Что-то сдавило горло Рыскову.
— Не ходил и не пойду! Черт с ним! — огрызнулся он и хотел пройти мимо.
Мать оттолкнула тарелку и дико уставилась на него.
— Ты что?.. Сказился?.. Вот выгонят со службы… Дурак!
Рысков с ненавистью посмотрел на нее, и точно ненависть открыла ему глаза: вдруг ярко увидел, какая она грязная, злая, глупая, надоедливая, какие у нее желтые втянутые щеки, засаленный подол и жадные, тупые глаза, круглые, как у рыбы.
«Ишь… на дохлую щуку похожа!» — пронеслось у него в голове.
— Да пойду! Не приставайте! И так тошно! — сказал он, болезненно скривившись и едва сдерживая безумное раздражение, накипавшее в груди.
— Тошно?.. Скажите пожалуйста!.. А мне не тошно? — так и вскинулась старуха, точно обрадовавшись предлогу впиться в него со всей своей бессмысленной старушечьей злостью.

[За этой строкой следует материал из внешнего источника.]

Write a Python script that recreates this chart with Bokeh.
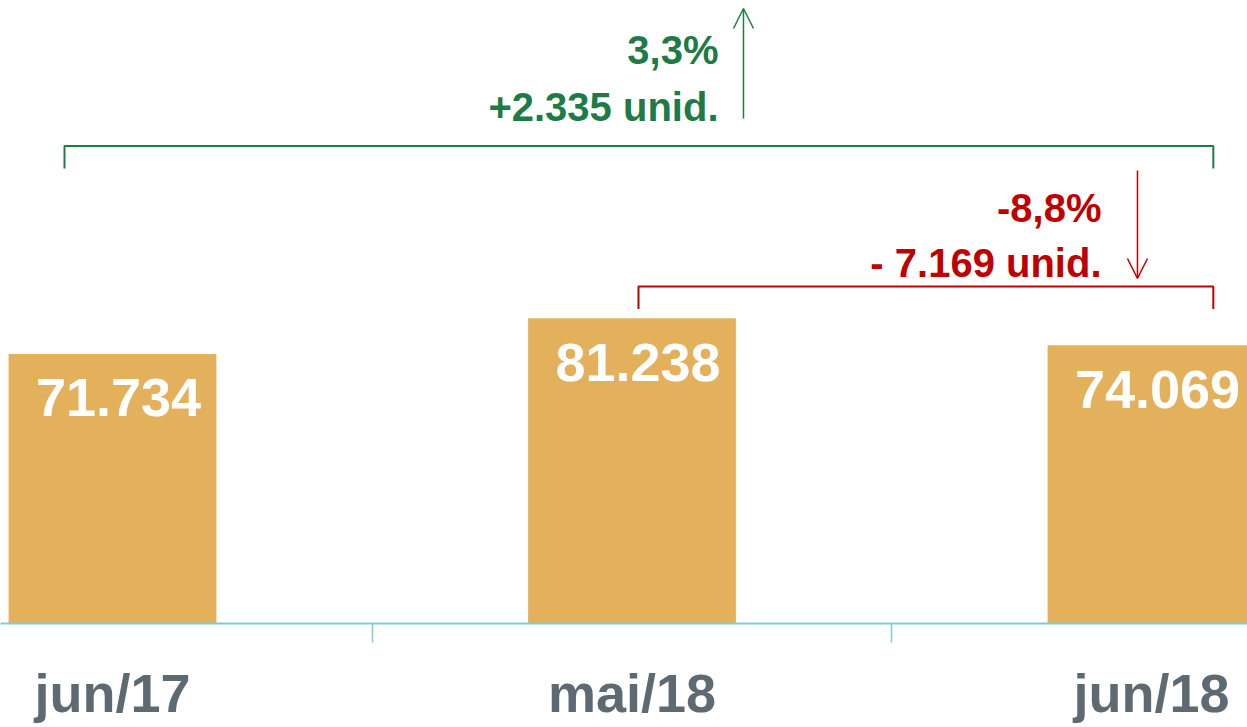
from bokeh.plotting import figure
from bokeh.models import Range1d, FixedTicker, Arrow, OpenHead, ColumnDataSource
from bokeh.core.properties import value
from bokeh.embed import file_html
from bokeh.resources import INLINE

# ---------------- data ----------------
categories = ["jun/17", "mai/18", "jun/18"]
values = [71734, 81238, 74069]
value_labels = ["71.734", "81.238", "74.069"]

chg_pct = ["3,3%", "-8,8%"]
chg_units = ["+2.335 unid.", "- 7.169 unid."]
chg_colors = ["#1E7B45", "#C00000"]

# ---------------- layout / style ----------------
BAR_COLOR = "#E3B05C"
AXIS_COLOR = "#7ECBDA"
LABEL_COLOR = "#5E6A71"
FONT = "Liberation Sans"
YMAX = 165820

bracket_left = [-0.0924, 1.0125]
bracket_right = [2.119, 2.119]
bracket_y = [127100, 89700]
bracket_drop = 6000
arrow_x = [1.2146, 1.973]
arrow_y0 = [134400, 120570]
arrow_y1 = [163700, 91830]
text_right = [1.1665, 1.9038]
text_y_pct = [148520, 106730]
text_y_units = [133350, 91830]

xs = list(range(len(categories)))

p = figure(width=1247, height=727,
           x_range=Range1d(-0.2156, 2.1848), y_range=Range1d(0, YMAX),
           output_backend="svg", toolbar_location=None, y_axis_location=None,
           min_border_left=0, min_border_right=0, min_border_top=0,
           min_border_bottom=104)
p.outline_line_color = None
p.grid.visible = False
p.background_fill_color = "white"

src = ColumnDataSource(dict(x=xs, top=values, label=value_labels))
p.vbar(x="x", top="top", width=0.4, bottom=0, source=src,
       fill_color=BAR_COLOR, line_color=None)
p.text(x="x", y="top", text="label", source=src, x_offset=6, y_offset=44,
       text_align="center", text_baseline="alphabetic",
       text_font=value(FONT), text_font_style="bold",
       text_font_size="54px", text_color="white")

# x axis
ax = p.xaxis[0]
ax.ticker = FixedTicker(ticks=xs, minor_ticks=[i + 0.5 for i in xs[:-1]])
ax.major_label_overrides = {i: c for i, c in zip(xs, categories)}
ax.axis_line_color = AXIS_COLOR
ax.axis_line_width = 2
ax.major_tick_line_color = None
ax.major_tick_out = 0
ax.major_tick_in = 0
ax.minor_tick_line_color = AXIS_COLOR
ax.minor_tick_line_width = 1.5
ax.minor_tick_out = 19
ax.minor_tick_in = 0
ax.major_label_standoff = 20
ax.major_label_text_font = FONT
ax.major_label_text_font_style = "bold"
ax.major_label_text_font_size = "54px"
ax.major_label_text_color = LABEL_COLOR

# change annotations
for k in range(len(chg_pct)):
    col = chg_colors[k]
    p.line(x=[bracket_left[k], bracket_left[k], bracket_right[k], bracket_right[k]],
           y=[bracket_y[k] - bracket_drop, bracket_y[k], bracket_y[k], bracket_y[k] - bracket_drop],
           line_color=col, line_width=2)
    p.add_layout(Arrow(x_start=arrow_x[k], y_start=arrow_y0[k],
                       x_end=arrow_x[k], y_end=arrow_y1[k],
                       line_color=col, line_width=1.5,
                       end=OpenHead(size=20, line_color=col, line_width=1.5)))
    p.text(x=[text_right[k], text_right[k]], y=[text_y_pct[k], text_y_units[k]],
           text=[chg_pct[k], chg_units[k]], text_align="right", y_offset=-15,
           text_baseline="alphabetic", text_font=value(FONT),
           text_font_style="bold", text_font_size="40px", text_color=col)

open("out.html", "w").write(file_html(p, INLINE))
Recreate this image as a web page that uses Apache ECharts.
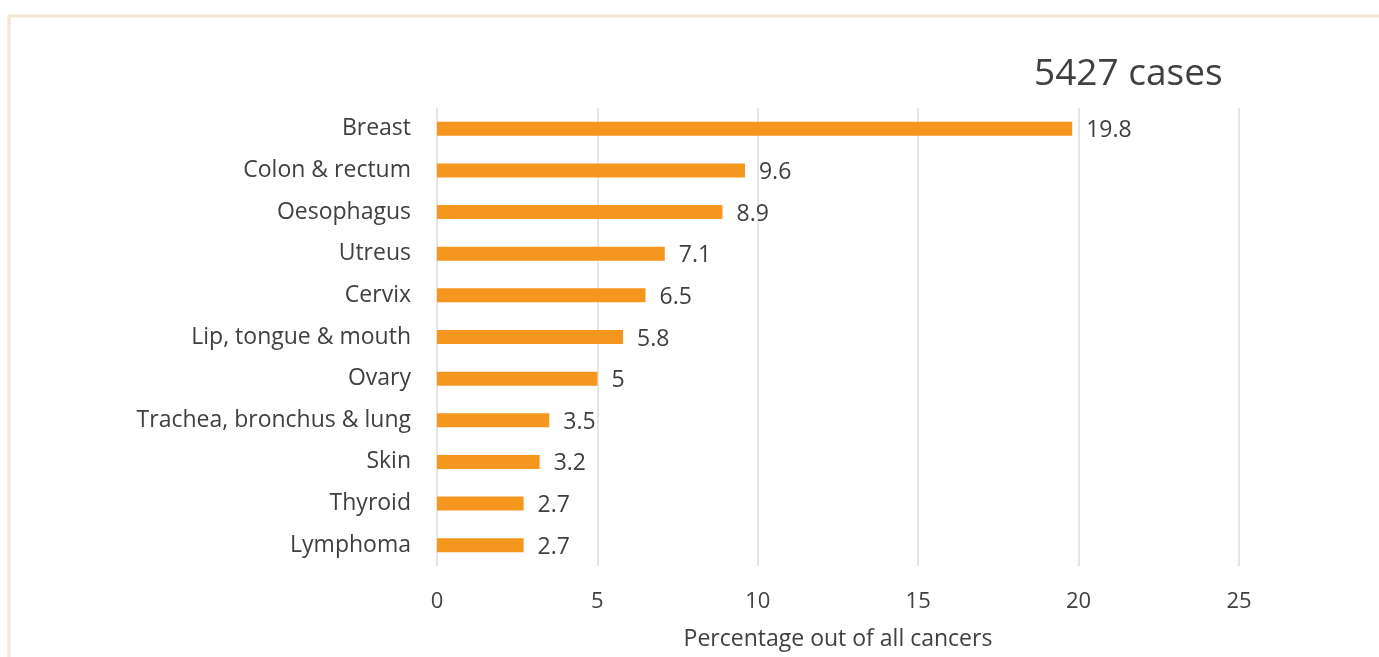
<!DOCTYPE html>
<html><head><meta charset="utf-8">
<script src="https://cdn.jsdelivr.net/npm/echarts@6/dist/echarts.min.js"></script>
<style>html,body{margin:0;padding:0;background:#fff}#c{width:1379px;height:657px}</style>
</head><body><div id="c"></div>
<script>
const categories = ["Breast","Colon & rectum","Oesophagus","Utreus","Cervix","Lip, tongue & mouth","Ovary","Trachea, bronchus & lung","Skin","Thyroid","Lymphoma"];
const values = [19.8,9.6,8.9,7.1,6.5,5.8,5,3.5,3.2,2.7,2.7];
const xTicks = [0,5,10,15,20,25];
const titleText = "5427 cases";
const axisName = "Percentage out of all cancers";

const font = "Open Sans";
const chart = echarts.init(document.getElementById('c'));
chart.setOption({
  animation:false,
  textStyle:{fontFamily:font},
  graphic:[{type:'rect',shape:{x:9,y:16,width:1400,height:700},style:{fill:'none',stroke:'#f3e6d4',lineWidth:3},z:-1}],
  title:{text:titleText,left:1029,top:51,textStyle:{fontFamily:font,fontSize:37,fontWeight:'normal',color:'#404040'}},
  grid:{left:437,right:140,top:108,bottom:91},
  xAxis:{type:'value',min:xTicks[0],max:xTicks[xTicks.length-1],interval:5,
    name:axisName,nameLocation:'middle',nameGap:62,
    nameTextStyle:{fontFamily:font,fontSize:23,color:'#404040'},
    axisLine:{show:false},axisTick:{show:false},
    axisLabel:{fontFamily:font,fontSize:22,color:'#404040',margin:25},
    splitLine:{lineStyle:{color:'#dcdcdc',width:1.5}}},
  yAxis:{type:'category',inverse:true,data:categories,
    axisLine:{show:false},axisTick:{show:false},
    axisLabel:{fontFamily:font,fontSize:23,color:'#404040',margin:26,padding:[4,0,0,0]}},
  series:[{type:'bar',data:values,barWidth:14,itemStyle:{color:'#F5961F'},
    label:{show:true,position:'right',distance:14,offset:[0,2],fontFamily:font,fontSize:23,color:'#404040'}}]
});
</script></body></html>
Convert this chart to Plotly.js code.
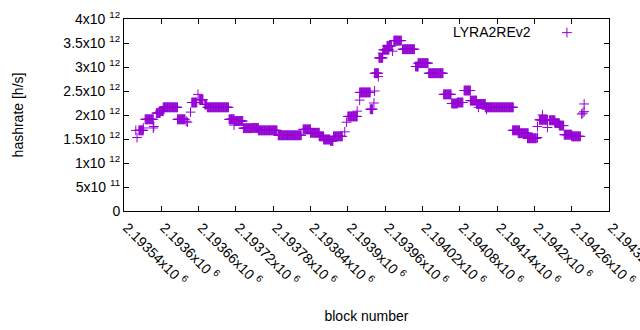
<!DOCTYPE html>
<html>
<head>
<meta charset="utf-8">
<script src="https://cdn.plot.ly/plotly-3.0.1.min.js"></script>
<style>html,body{margin:0;padding:0;background:#fff;}#chart{width:640px;height:330px;}</style>
</head>
<body>
<div id="chart"></div>
<script>
// Each entry: a run of consecutive blocks (start..end) sharing one hashrate reading (h/s)
const runStart = [2193559,2193561,2193564,2193571,2193574,2193587,2193588,2193592,2193598,2193603,2193626,2193640,2193642,2193647,2193649,2193659,2193661,2193670,2193674,2193709,2193717,2193718,2193732,2193746,2193756,2193788,2193828,2193840,2193854,2193861,2193872,2193877,2193895,2193898,2193900,2193915,2193919,2193919,2193936,2193942,2193943,2193943,2193949,2193950,2193956,2193957,2193963,2193972,2193974,2193988,2194009,2194013,2194030,2194054,2194067,2194076,2194087,2194097,2194107,2194110,2194121,2194123,2194165,2194174,2194189,2194205,2194205,2194208,2194213,2194221,2194224,2194233,2194240,2194248,2194260,2194276,2194278,2194280,2194280];
const runEnd   = [2193559,2193561,2193571,2193571,2193587,2193587,2193588,2193598,2193603,2193626,2193638,2193640,2193642,2193647,2193657,2193659,2193667,2193673,2193708,2193717,2193717,2193731,2193745,2193756,2193786,2193825,2193840,2193854,2193861,2193871,2193876,2193891,2193895,2193898,2193915,2193915,2193919,2193936,2193940,2193942,2193943,2193949,2193949,2193956,2193956,2193966,2193970,2193972,2193986,2194007,2194013,2194029,2194053,2194066,2194076,2194085,2194097,2194107,2194121,2194110,2194166,2194123,2194176,2194190,2194203,2194205,2194205,2194221,2194213,2194221,2194233,2194240,2194247,2194260,2194274,2194276,2194278,2194280,2194280];
const runHashrate = [1.68e12,1.53e12,1.68e12,1.73e12,1.91e12,1.73e12,1.76e12,2.04e12,2.08e12,2.16e12,1.91e12,1.87e12,1.85e12,2.06e12,2.26e12,2.43e12,2.32e12,2.22e12,2.16e12,1.91e12,1.79e12,1.875e12,1.725e12,1.73e12,1.68e12,1.577e12,1.70e12,1.63e12,1.555e12,1.49e12,1.46e12,1.555e12,1.65e12,1.85e12,1.97e12,2.08e12,2.31e12,2.47e12,2.12e12,2.25e12,2.50e12,2.87e12,2.80e12,3.19e12,3.29e12,3.36e12,3.44e12,3.33e12,3.55e12,3.37e12,3.01e12,3.08e12,2.87e12,2.43e12,2.24e12,2.26e12,2.51e12,2.30e12,2.23e12,2.16e12,2.16e12,2.12e12,1.68e12,1.62e12,1.515e12,1.53e12,1.76e12,1.90e12,2.0e12,1.74e12,1.89e12,1.83e12,1.78e12,1.59e12,1.555e12,2.02e12,2.04e12,2.07e12,2.23e12];

const xTickVals = [2193540,2193600,2193660,2193720,2193780,2193840,2193900,2193960,2194020,2194080,2194140,2194200,2194260,2194320];
const xTickText = ["2.19354x10 <sup>6</sup>","2.1936x10 <sup>6</sup>","2.19366x10 <sup>6</sup>","2.19372x10 <sup>6</sup>","2.19378x10 <sup>6</sup>","2.19384x10 <sup>6</sup>","2.1939x10 <sup>6</sup>","2.19396x10 <sup>6</sup>","2.19402x10 <sup>6</sup>","2.19408x10 <sup>6</sup>","2.19414x10 <sup>6</sup>","2.1942x10 <sup>6</sup>","2.19426x10 <sup>6</sup>","2.19432x10 <sup>6</sup>"];
const yTickVals = [0,5e11,1e12,1.5e12,2e12,2.5e12,3e12,3.5e12,4e12];
const yTickText = ["0","5x10 <sup>11</sup>","1x10 <sup>12</sup>","1.5x10 <sup>12</sup>","2x10 <sup>12</sup>","2.5x10 <sup>12</sup>","3x10 <sup>12</sup>","3.5x10 <sup>12</sup>","4x10 <sup>12</sup>"];
const seriesName = "LYRA2REv2";

const xs = [], ys = [];
for (let i = 0; i < runStart.length; i++) {
  for (let b = runStart[i]; b <= runEnd[i]; b++) { xs.push(b); ys.push(runHashrate[i]); }
}

const purple = '#9400D3';
const font = {family: 'Liberation Sans, Arial, sans-serif', size: 14, color: '#000'};

Plotly.newPlot('chart', [{
  type: 'scatter', mode: 'markers', x: xs, y: ys, name: ' ',
  marker: {symbol: 'cross-thin-open', size: 7, color: purple, line: {color: purple, width: 1}},
  hoverinfo: 'skip'
}], {
  width: 640, height: 330,
  margin: {l: 124, r: 30.5, t: 19, b: 119},
  paper_bgcolor: '#fff', plot_bgcolor: '#fff',
  font: font,
  showlegend: true,
  legend: {x: 0.872, xanchor: 'left', y: 0.927, yanchor: 'middle', bgcolor: 'rgba(0,0,0,0)', font: font},
  annotations: [{text: seriesName, xref: 'paper', yref: 'paper', x: 0.8424, y: 0.932, xanchor: 'right', yanchor: 'middle', showarrow: false, font: font}],
  xaxis: {
    range: [2193540, 2194320], tickmode: 'array', tickvals: xTickVals, ticktext: xTickText,
    tickangle: 45, ticks: 'inside', ticklen: 5, tickcolor: '#000',
    ticklabelstandoff: 2, ticklabelshift: 3, ticklabeloverflow: 'allow',
    showline: true, linecolor: '#000', linewidth: 1, mirror: 'ticks', showgrid: false, zeroline: false,
    title: {text: 'block number', font: font, standoff: 22}
  },
  yaxis: {
    range: [0, 4e12], tickmode: 'array', tickvals: yTickVals, ticktext: yTickText,
    ticks: 'inside', ticklen: 5, tickcolor: '#000',
    showline: true, linecolor: '#000', linewidth: 1, mirror: 'ticks', showgrid: false, zeroline: false,
    title: {text: 'hashrate [h/s]', font: font, standoff: 36}
  }
}, {staticPlot: true});
</script>
</body>
</html>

Рысков махнул рукой и сел за стол.
Минуты две они ели молча, потом старуха положила ложку и неожиданно всхлипнула.
— Бог смерти не дает!.. Ты думаешь, мне легко?.. Вспоила, вскормила…
— Ну, началось! — с тоской буркнул Рысков.
— Что началось? — с тоской подхватила старуха. Что началось?.. Я тебе мать или нет?
Рысков старался не обращать на нее внимания и ел, низко наклонившись над тарелкой. Но она не отставала.
Глаза у нее были злые, в голосе что-то скрипело, как будто и в самом деле пила.
— О тебе же забочусь! Ведь прогонят со службы, с голоду пропадешь, под забором сдохнешь!.. Хлопотала… пристроила… думала, человеком будет, а он, изволите видеть, фасоны выкидывает!.. И куда тебе фасоны выкидывать?.. Дурак!.. Хоть бы мать-старуху пожалел, коли самого не жалко!.. Ведь я тебя, дурака, родила!
К нытью матери Рысков давно привык, и оно казалось ему неотъемлемой принадлежностью жизни, такой же тусклой и бессмысленной, как и это нытье. Она постоянно ныла и трепетала за каждый день их существования, точно жили они только по чьей-то крайней милости, и каждую минуту этот кто-то мог вспомнить о них и растереть ногой, как мокриц. Каждый раз, когда сын возвращался со службы, она испуганно расспрашивала его, доволен ли им казначей, не прогневил ли он чем-нибудь начальство, в аккурате ли исполнял службу… И если случалось что-нибудь, обмирала от страха, осыпала сына упреками, изводила слезами, накидывала на голову платок и бежала молить старшего бухгалтера, так как самого казначея тревожить не смела: это была для нее уже недосягаемая величина. Она всех боялась, перед всеми унижалась и отводила душу, тираня сына или разводя по городу злые и глупые сплетни.